If writing a state diagram is easier then writing up a test strategy do. IE, if there are 3 states that can have 4 results, those 12 possibilities are easiest to just write out, rather then try and abstract them into a test strategy.

Sometimes just writing the test cases out is the quickest method. I frown on this method cause it tends to limit the thinking of the tester as they are performing their software testing. We have seen some cases where X, Y, Z are the test cases and thinking outside those really are just 'trying' to complicate matters in an area that is minimally useful.

REASONINGS (behind this madness):
We hire smart, intelligent people with good judgement. I leave it up to those smart people to know when any reasonably trained QA person could test a new feature with no previous knowledge. Or those same people could test something with the limited knowledge included in a test strategy.

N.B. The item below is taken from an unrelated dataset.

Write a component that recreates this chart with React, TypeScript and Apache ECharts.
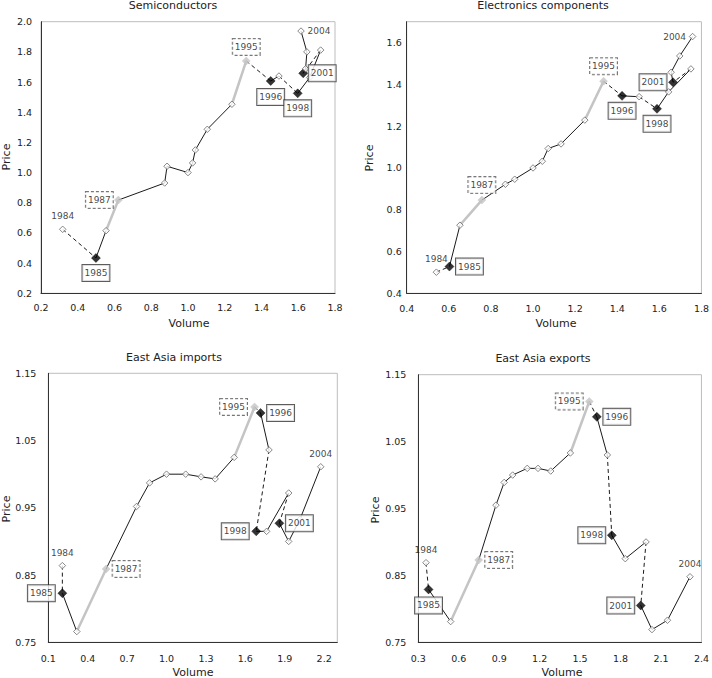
import React, { useEffect, useRef } from "react";
import * as echarts from "echarts";

// Years along each price/volume path
const years = [
  1984, 1985, 1986, 1987, 1988, 1989, 1990, 1991, 1992, 1993, 1994,
  1995, 1996, 1997, 1998, 1999, 2000, 2001, 2002, 2003, 2004,
];

// Semiconductors
const semiVolume = [
  0.318, 0.499, 0.554, 0.621, 0.873, 0.886, 1.0, 1.025, 1.04, 1.105, 1.239,
  1.317, 1.45, 1.495, 1.597, 1.662, 1.722, 1.627, 1.64, 1.647, 1.615,
];
const semiPrice = [
  0.624, 0.434, 0.615, 0.818, 0.931, 1.042, 1.0, 1.064, 1.15, 1.287, 1.453,
  1.74, 1.607, 1.64, 1.525, 1.63, 1.812, 1.658, 1.688, 1.8, 1.938,
];

// Electronics components
const elecVolume = [
  0.541, 0.603, 0.653, 0.757, 0.869, 0.913, 1.0, 1.044, 1.072, 1.133, 1.246,
  1.335, 1.423, 1.504, 1.589, 1.644, 1.75, 1.665, 1.656, 1.697, 1.758,
];
const elecPrice = [
  0.501, 0.528, 0.726, 0.846, 0.922, 0.946, 1.0, 1.032, 1.093, 1.115, 1.229,
  1.415, 1.345, 1.341, 1.283, 1.364, 1.474, 1.41, 1.458, 1.536, 1.629,
];

// East Asia imports
const importVolume = [
  0.207, 0.207, 0.317, 0.54, 0.772, 0.871, 1.0, 1.146, 1.263, 1.37, 1.515,
  1.67, 1.716, 1.78, 1.683, 1.762, 1.93, 1.859, 1.93, 2.016, 2.174,
];
const importPrice = [
  0.864, 0.823, 0.766, 0.859, 0.952, 0.987, 1.0, 1.0, 0.996, 0.993, 1.025,
  1.1, 1.091, 1.036, 0.915, 0.915, 0.972, 0.927, 0.9, 0.933, 1.011,
];

// East Asia exports
const exportVolume = [
  0.357, 0.376, 0.54, 0.748, 0.876, 0.937, 1.0, 1.108, 1.188, 1.282, 1.428,
  1.568, 1.624, 1.702, 1.735, 1.835, 1.989, 1.95, 2.033, 2.148, 2.315,
];
const exportPrice = [
  0.869, 0.829, 0.781, 0.873, 0.955, 0.989, 1.0, 1.01, 1.01, 1.006, 1.033,
  1.11, 1.087, 1.03, 0.91, 0.875, 0.9, 0.805, 0.769, 0.783, 0.848,
];

// Style of each year-to-year step (20 steps)
const stepKinds = [
  "dash", "solid", "gray", "solid", "solid", "solid", "solid", "solid",
  "solid", "solid", "gray", "dash", "solid", "dash", "solid", "solid",
  "dash", "solid", "solid", "solid",
];

const blackYears = [1985, 1996, 1998, 2001];
const grayYears = [1987, 1995];
const plainLabelYears = [1984, 2004];

const FONT = "DejaVu Sans";

type Panel = {
  title: string;
  volume: number[];
  price: number[];
  grid: { left: number; top: number; width: number; height: number };
  x: { min: number; max: number; interval: number; digits: number; margin: number };
  y: { min: number; max: number; interval: number; digits: number; margin: number };
  titlePos: [number, number];
  priceLabelPos: [number, number];
  volumeLabelPos: [number, number];
  labelOffsets: Record<number, [number, number]>;
};

const panels: Panel[] = [
  {
    title: "Semiconductors",
    volume: semiVolume,
    price: semiPrice,
    grid: { left: 41, top: 21.7, width: 294, height: 271.6 },
    x: { min: 0.2, max: 1.8, interval: 0.2, digits: 1, margin: 9 },
    y: { min: 0.2, max: 2.0, interval: 0.2, digits: 1, margin: 9 },
    titlePos: [173, 5],
    priceLabelPos: [6, 157],
    volumeLabelPos: [189, 323],
    labelOffsets: {
      1984: [0, -13], 1985: [0, 15], 1987: [-19, 0], 1995: [0, -14],
      1996: [0, 16], 1998: [0, 15], 2001: [19, 0], 2004: [18, 0],
    },
  },
  {
    title: "Electronics components",
    volume: elecVolume,
    price: elecPrice,
    grid: { left: 406.7, top: 21.7, width: 298.3, height: 271.6 },
    x: { min: 0.4, max: 1.8, interval: 0.2, digits: 1, margin: 10 },
    y: { min: 0.4, max: 1.7, interval: 0.2, digits: 1, margin: 5 },
    titlePos: [543, 5],
    priceLabelPos: [369.5, 158],
    volumeLabelPos: [556, 323],
    labelOffsets: {
      1984: [0, -13], 1985: [20, 0], 1987: [0, -15], 1995: [0, -15],
      1996: [0, 15], 1998: [0, 15], 2001: [-20, 0], 2004: [-18, 0],
    },
  },
  {
    title: "East Asia imports",
    volume: importVolume,
    price: importPrice,
    grid: { left: 48.3, top: 373.3, width: 289, height: 269 },
    x: { min: 0.1, max: 2.3, interval: 0.3, digits: 1, margin: 11 },
    y: { min: 0.75, max: 1.15, interval: 0.1, digits: 2, margin: 12 },
    titlePos: [174, 357],
    priceLabelPos: [6, 509],
    volumeLabelPos: [193, 672],
    labelOffsets: {
      1984: [0, -13], 1985: [-21, 0], 1987: [20, 0], 1995: [-21, 0],
      1996: [20, 0], 1998: [-21, 0], 2001: [20, 0], 2004: [0, -13],
    },
  },
  {
    title: "East Asia exports",
    volume: exportVolume,
    price: exportPrice,
    grid: { left: 418.3, top: 374.7, width: 286.7, height: 267.6 },
    x: { min: 0.3, max: 2.4, interval: 0.3, digits: 1, margin: 11 },
    y: { min: 0.75, max: 1.15, interval: 0.1, digits: 2, margin: 12 },
    titlePos: [543, 358],
    priceLabelPos: [375.5, 510],
    volumeLabelPos: [562, 672],
    labelOffsets: {
      1984: [0, -13], 1985: [0, 16], 1987: [20, 0], 1995: [-20, 0],
      1996: [20, 0], 1998: [-20, 0], 2001: [-20, 0], 2004: [0, -13],
    },
  },
];

const lineStyles: Record<string, any> = {
  solid: { color: "#1a1a1a", width: 1, type: "solid" },
  dash: { color: "#1a1a1a", width: 1, type: [4, 3] },
  gray: { color: "#c4c4c4", width: 2.5, type: "solid" },
};

function buildOption() {
  const grids: any[] = [];
  const xAxes: any[] = [];
  const yAxes: any[] = [];
  const series: any[] = [];
  const graphics: any[] = [];

  panels.forEach((p, pi) => {
    grids.push({
      ...p.grid,
      show: true,
      borderColor: "#bdbdbd",
      borderWidth: 1,
      backgroundColor: "transparent",
    });
    const axisCommon = (cfg: Panel["x"]) => ({
      gridIndex: pi,
      type: "value",
      min: cfg.min,
      max: cfg.max,
      interval: cfg.interval,
      axisLine: { show: true, onZero: false, lineStyle: { color: "#333", width: 1 } },
      axisTick: { show: false },
      splitLine: { show: false },
      axisLabel: {
        fontFamily: FONT,
        fontSize: 9.5,
        color: "#222",
        margin: cfg.margin,
        showMaxLabel: Math.abs(((cfg.max - cfg.min) / cfg.interval) % 1) < 1e-6 ||
          Math.abs(((cfg.max - cfg.min) / cfg.interval) % 1 - 1) < 1e-6,
        formatter: (v: number) => v.toFixed(cfg.digits),
      },
    });
    xAxes.push(axisCommon(p.x));
    yAxes.push(axisCommon(p.y));

    // Path segments, grouped into runs of the same style
    let start = 0;
    for (let i = 1; i <= stepKinds.length; i++) {
      if (i === stepKinds.length || stepKinds[i] !== stepKinds[start]) {
        const pts: number[][] = [];
        for (let k = start; k <= i; k++) pts.push([p.volume[k], p.price[k]]);
        series.push({
          type: "line",
          xAxisIndex: pi,
          yAxisIndex: pi,
          data: pts,
          showSymbol: false,
          symbol: "none",
          silent: true,
          z: stepKinds[start] === "gray" ? 3 : 2,
          lineStyle: lineStyles[stepKinds[start]],
        });
        start = i;
      }
    }

    // Year markers with labels
    const points = years.map((yr, i) => {
      const isBlack = blackYears.includes(yr);
      const isGray = grayYears.includes(yr);
      const off = p.labelOffsets[yr];
      const boxed = off && !plainLabelYears.includes(yr);
      const dashed = grayYears.includes(yr);
      return {
        value: [p.volume[i], p.price[i]],
        symbolSize: isBlack ? 9 : isGray ? 8 : 6.5,
        itemStyle: isBlack
          ? { color: "#000", borderColor: "#000", borderWidth: 0.5 }
          : isGray
          ? { color: "#c4c4c4", borderColor: "#c4c4c4", borderWidth: 0.5 }
          : { color: "#fff", borderColor: "#6a6a6a", borderWidth: 1 },
        label: off
          ? {
              show: true,
              position: "inside",
              offset: off,
              formatter: String(yr),
              fontFamily: FONT,
              fontSize: 9,
              lineHeight: 11,
              color: "#111",
              backgroundColor: boxed ? "#fff" : "transparent",
              borderColor: boxed ? (dashed ? "#555" : "#333") : "transparent",
              borderWidth: boxed ? 1 : 0,
              borderType: dashed ? [3, 2] : "solid",
              padding: boxed ? [3, 2, 2, 2] : 0,
            }
          : { show: false },
      };
    });
    series.push({
      type: "scatter",
      xAxisIndex: pi,
      yAxisIndex: pi,
      symbol: "diamond",
      data: points,
      silent: true,
      z: 4,
    });

    graphics.push(
      {
        type: "text",
        x: p.titlePos[0],
        y: p.titlePos[1],
        style: {
          text: p.title,
          fontFamily: FONT,
          fontSize: 11,
          fill: "#222",
          align: "center",
          verticalAlign: "middle",
        },
      },
      {
        type: "text",
        x: p.volumeLabelPos[0],
        y: p.volumeLabelPos[1],
        style: {
          text: "Volume",
          fontFamily: FONT,
          fontSize: 11,
          fill: "#222",
          align: "center",
          verticalAlign: "middle",
        },
      },
      {
        type: "text",
        x: p.priceLabelPos[0],
        y: p.priceLabelPos[1],
        rotation: Math.PI / 2,
        style: {
          text: "Price",
          fontFamily: FONT,
          fontSize: 11,
          fill: "#222",
          align: "center",
          verticalAlign: "middle",
        },
      }
    );
  });

  return {
    animation: false,
    backgroundColor: "#fff",
    grid: grids,
    xAxis: xAxes,
    yAxis: yAxes,
    series,
    graphic: graphics,
  };
}

export default function App() {
  const ref = useRef<HTMLDivElement>(null);
  useEffect(() => {
    if (!ref.current) return;
    const chart = echarts.init(ref.current, undefined, { renderer: "svg" });
    chart.setOption(buildOption());
    return () => chart.dispose();
  }, []);
  return (
    <div
      ref={ref}
      style={{ position: "absolute", left: 0, top: 0, width: 712, height: 678 }}
    />
  );
}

We have the standard feature creep, emergency injections and other areas of software reality. This is where the judgement of the people I've hired comes into play. I trust them to make the right choices and I trust them to be able to defend those choices.

Do people make mistakes? Yep, probably more then I'm aware of, but the system works pretty well given our environment, our systems, our people and the speed at which we move. This allows us the flexibility to provide minimal documentation (given a feature and it's importance), and not have that documentation slow us down anymore than is necessary.